Too early to tell, but I have a bad feeling that it's the former -- more frequent, but also more shallow.
joined:Apr 13, 2001
The only thing I had concluded based on the consistency of the October to April pattern was that they had to stop crawling and start processing all at once. Typically it would crawl for a week, and get downright feverish by the end of the week, and then stop cold and never come back to crawl until the cycle restarted three or four weeks later.
I speculated on the basis of this that they had to turn off the crawl so that those PCs could start processing the data. My site was deep enough so that I noticed the cutoff. Other sites might not notice, because Google would get through their site before it became time to stop.
I don't know what Google is doing now.
joined:Apr 13, 2001
where AAAA_BBBB_CCCC is a proper name.
The XXXXX is always the same.
The YYYY alternates between two cgi programs, but I've locked Google out of one of these by returning a "Server too busy" because all the names are covered with the other cgi program.
The AAAA_BBBB_CCCC is always changing.
Each page returned from the above link has from several to several hundred additional links on it in the same form, but with new names in the links.

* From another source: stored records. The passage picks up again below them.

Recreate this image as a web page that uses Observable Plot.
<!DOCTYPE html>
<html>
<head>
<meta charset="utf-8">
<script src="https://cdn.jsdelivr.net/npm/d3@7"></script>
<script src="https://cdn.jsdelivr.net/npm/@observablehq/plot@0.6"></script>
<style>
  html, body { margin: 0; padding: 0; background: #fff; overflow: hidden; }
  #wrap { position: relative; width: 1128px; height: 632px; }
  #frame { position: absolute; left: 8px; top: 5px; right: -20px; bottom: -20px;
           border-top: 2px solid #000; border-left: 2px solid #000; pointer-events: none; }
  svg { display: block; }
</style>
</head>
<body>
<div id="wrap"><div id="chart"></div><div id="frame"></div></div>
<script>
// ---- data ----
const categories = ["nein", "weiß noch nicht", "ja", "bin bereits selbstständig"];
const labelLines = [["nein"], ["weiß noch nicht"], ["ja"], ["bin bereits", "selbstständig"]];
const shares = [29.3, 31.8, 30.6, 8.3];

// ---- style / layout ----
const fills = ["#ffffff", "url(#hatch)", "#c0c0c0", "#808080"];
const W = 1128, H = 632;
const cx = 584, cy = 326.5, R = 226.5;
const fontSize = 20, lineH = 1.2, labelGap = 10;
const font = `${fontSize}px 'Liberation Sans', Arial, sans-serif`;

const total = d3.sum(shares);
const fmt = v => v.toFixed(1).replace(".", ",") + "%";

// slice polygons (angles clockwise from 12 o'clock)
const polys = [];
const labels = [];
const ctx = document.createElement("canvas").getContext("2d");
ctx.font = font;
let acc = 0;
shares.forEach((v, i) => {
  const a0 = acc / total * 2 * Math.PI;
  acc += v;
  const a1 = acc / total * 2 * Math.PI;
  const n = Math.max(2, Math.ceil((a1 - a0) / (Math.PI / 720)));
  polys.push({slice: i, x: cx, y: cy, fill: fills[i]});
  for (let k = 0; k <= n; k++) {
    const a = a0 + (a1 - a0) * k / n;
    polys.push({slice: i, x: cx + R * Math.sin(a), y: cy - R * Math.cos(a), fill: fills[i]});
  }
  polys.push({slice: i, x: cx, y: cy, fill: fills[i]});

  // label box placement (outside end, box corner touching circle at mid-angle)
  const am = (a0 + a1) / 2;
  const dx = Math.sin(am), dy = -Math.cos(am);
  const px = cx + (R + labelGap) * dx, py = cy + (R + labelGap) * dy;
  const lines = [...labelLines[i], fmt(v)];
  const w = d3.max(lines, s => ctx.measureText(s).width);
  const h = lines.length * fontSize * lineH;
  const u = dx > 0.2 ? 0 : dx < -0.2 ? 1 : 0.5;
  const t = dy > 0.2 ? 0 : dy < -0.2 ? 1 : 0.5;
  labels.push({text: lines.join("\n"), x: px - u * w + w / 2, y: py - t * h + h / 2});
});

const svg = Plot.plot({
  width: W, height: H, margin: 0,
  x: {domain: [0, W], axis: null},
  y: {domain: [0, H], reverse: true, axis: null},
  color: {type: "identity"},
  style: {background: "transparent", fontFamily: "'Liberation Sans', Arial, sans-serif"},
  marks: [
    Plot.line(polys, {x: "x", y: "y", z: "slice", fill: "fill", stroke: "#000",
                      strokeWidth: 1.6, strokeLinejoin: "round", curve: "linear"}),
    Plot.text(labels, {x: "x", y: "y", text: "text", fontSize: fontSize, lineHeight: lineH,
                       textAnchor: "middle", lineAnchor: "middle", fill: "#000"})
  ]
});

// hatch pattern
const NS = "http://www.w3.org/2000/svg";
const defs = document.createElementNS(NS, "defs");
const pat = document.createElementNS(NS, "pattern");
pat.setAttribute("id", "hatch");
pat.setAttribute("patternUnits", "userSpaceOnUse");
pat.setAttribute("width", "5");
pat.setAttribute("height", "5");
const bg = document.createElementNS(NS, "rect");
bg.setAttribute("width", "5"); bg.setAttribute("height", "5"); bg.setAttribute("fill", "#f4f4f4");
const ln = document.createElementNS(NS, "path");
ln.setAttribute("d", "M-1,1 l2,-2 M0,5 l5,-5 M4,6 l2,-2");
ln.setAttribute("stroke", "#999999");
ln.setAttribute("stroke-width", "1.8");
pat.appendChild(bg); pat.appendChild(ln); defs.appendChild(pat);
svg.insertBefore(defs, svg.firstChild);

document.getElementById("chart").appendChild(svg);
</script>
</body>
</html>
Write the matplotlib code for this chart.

Each of these also links to a page with from several to several hundred in the same form. The page itself is usually less than 50K bytes.
And so on, and so on. That's deep.
It would be possible to run out of names after 115,000 pages if: 1) Google got that far, and if: 2) Google could detect on the fly whether it already got that name, and if: 3) Google stopped asking for that second cgi program that repeats the name and always comes back "Server too busy" because I've locked them out of this search that returns a Java applet.
As it stands now, Google would actually have to get 230,000 pages to run out of names, assuming it can detect skip duplicates on the fly. Half of these would be "Server too busy."
With six crawlers working at once, I don't think Google can detect duplicates on the fly, because I don't think the crawlers are talking to each other much, if at all. So I suspect that it's getting the same name several times, and these get purged later into just one page for each name. Very inefficient.
Usually I end up with from 20,000 to 40,000 useful pages in the index before it quits. By "useful," I mean a page that isn't merely "Server too busy." (Actually these "too busy" pages aren't entirely useless, because the name is in the link and folks hit on it. It's just Google's cache copy that's useless.)
In all, Google often ends up with lots of obscure names when they ought to be going after the least obscure names.
That's why I'd just like to send them a CD-ROM once a year, with the best data, all laid out and Linux-ready per their specs. No response from Larry Page on this, and it's been six months.
joined:Nov 11, 2000
I get weird results from Google today, May 23; sometimes my site shows up as it used to, ten minutes later it does not show at all, not even in all the pages Google lists. All gone. Even other sites I have that were not well-ranked, are sometimes now not there at all; other times they are. Any clues?
Did the page(s) that pointed to your site go away?
It could just be an update thing. There is a part of the google update proceedure that goes like this:
(Drop all child links - redo something or other - and then add them back in)
At one point or another - those on the bottom of the foodchain are dropped for google to do some sort of iteritive process - than they are added back in. Maybe that is what you are seeing.
I would be suprised if the totally got rid of your pages all together after everything is said and done.
Here is a quote from one paper:
"Dangling links are simply links that point to any page with no outgoing links....Often these are ....simply pages we have not downloaded yet.....we siply remove them until all the PageRanks are calculated. After all the PageRanks are calculated, they can be added back in...."
This wasn't the quote I was looking for - but it is something like that.
Thanks for the info. Yes they dropped every page. 3 sites, and every page on those 3. I can tell because if I do a keyword search for the brand product I sell (say Black and Decker), other sites which I am familiar with that sell the same brand, or sites that are linked to me, show. But not my site(s). But then, as I say, about 10 minutes later I will show, and the other listings that show on that page when I am shown are completely different than the listings that show when I am not coming up.